>>>>

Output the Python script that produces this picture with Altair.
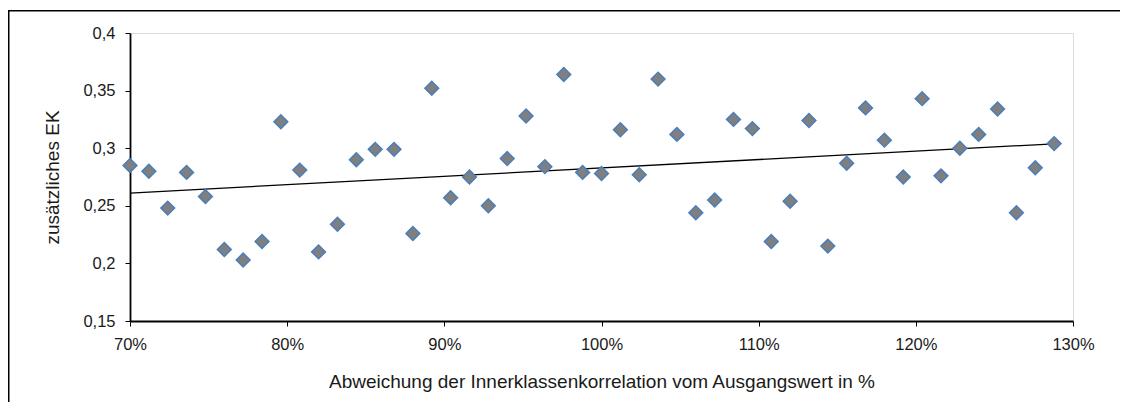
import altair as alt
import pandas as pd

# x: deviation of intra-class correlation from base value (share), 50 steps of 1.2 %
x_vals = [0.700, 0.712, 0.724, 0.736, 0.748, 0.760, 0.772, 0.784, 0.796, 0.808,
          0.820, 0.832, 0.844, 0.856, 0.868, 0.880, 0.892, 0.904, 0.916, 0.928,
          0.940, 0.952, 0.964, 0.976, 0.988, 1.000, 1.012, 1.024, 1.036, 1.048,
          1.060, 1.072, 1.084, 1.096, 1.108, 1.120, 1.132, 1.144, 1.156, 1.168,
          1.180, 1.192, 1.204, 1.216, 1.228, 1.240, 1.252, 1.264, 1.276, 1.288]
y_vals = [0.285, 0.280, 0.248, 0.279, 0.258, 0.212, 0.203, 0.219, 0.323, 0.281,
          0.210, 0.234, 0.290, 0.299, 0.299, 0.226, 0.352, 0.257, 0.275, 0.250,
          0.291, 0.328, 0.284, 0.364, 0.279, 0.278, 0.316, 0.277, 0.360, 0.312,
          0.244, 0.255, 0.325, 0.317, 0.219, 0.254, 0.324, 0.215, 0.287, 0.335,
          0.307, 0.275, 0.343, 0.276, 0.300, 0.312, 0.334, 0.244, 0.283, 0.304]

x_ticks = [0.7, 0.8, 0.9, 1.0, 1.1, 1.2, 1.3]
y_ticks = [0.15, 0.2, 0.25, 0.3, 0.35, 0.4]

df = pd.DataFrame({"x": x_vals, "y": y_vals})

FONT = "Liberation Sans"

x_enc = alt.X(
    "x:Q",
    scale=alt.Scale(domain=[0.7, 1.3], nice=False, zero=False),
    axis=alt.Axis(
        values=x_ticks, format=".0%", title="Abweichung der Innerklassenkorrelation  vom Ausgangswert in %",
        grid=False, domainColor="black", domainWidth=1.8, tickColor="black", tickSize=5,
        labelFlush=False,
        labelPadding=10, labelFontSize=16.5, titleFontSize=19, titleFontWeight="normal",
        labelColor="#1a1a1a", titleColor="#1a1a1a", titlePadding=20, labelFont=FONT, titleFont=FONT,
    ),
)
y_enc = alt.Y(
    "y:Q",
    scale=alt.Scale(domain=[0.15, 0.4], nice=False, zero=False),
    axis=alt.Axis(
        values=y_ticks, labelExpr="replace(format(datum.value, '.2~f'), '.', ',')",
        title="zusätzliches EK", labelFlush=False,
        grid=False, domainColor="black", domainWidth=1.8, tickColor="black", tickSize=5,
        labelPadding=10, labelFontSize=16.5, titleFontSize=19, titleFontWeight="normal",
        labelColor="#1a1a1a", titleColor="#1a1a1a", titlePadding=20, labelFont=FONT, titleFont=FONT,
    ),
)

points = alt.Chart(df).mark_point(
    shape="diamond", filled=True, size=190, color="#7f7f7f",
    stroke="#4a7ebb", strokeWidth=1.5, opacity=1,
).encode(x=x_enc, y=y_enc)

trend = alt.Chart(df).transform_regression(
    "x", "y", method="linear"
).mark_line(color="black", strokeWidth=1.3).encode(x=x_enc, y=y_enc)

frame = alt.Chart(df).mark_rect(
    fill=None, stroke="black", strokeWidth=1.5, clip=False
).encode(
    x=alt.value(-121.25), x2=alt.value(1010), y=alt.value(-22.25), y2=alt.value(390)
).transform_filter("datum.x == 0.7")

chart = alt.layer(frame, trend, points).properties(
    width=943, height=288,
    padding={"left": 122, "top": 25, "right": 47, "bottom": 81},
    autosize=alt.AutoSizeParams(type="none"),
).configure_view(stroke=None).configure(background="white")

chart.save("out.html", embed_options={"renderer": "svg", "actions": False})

<<<<

From the opening line of the listing above through the line bearing "0.244, 0.283, 0.304]", repeat each line exactly. Drop every picture.

Output the Python script that produces this picture with Altair.
import altair as alt
import pandas as pd

# x: deviation of intra-class correlation from base value (share), 50 steps of 1.2 %
x_vals = [0.700, 0.712, 0.724, 0.736, 0.748, 0.760, 0.772, 0.784, 0.796, 0.808,
          0.820, 0.832, 0.844, 0.856, 0.868, 0.880, 0.892, 0.904, 0.916, 0.928,
          0.940, 0.952, 0.964, 0.976, 0.988, 1.000, 1.012, 1.024, 1.036, 1.048,
          1.060, 1.072, 1.084, 1.096, 1.108, 1.120, 1.132, 1.144, 1.156, 1.168,
          1.180, 1.192, 1.204, 1.216, 1.228, 1.240, 1.252, 1.264, 1.276, 1.288]
y_vals = [0.285, 0.280, 0.248, 0.279, 0.258, 0.212, 0.203, 0.219, 0.323, 0.281,
          0.210, 0.234, 0.290, 0.299, 0.299, 0.226, 0.352, 0.257, 0.275, 0.250,
          0.291, 0.328, 0.284, 0.364, 0.279, 0.278, 0.316, 0.277, 0.360, 0.312,
          0.244, 0.255, 0.325, 0.317, 0.219, 0.254, 0.324, 0.215, 0.287, 0.335,
          0.307, 0.275, 0.343, 0.276, 0.300, 0.312, 0.334, 0.244, 0.283, 0.304]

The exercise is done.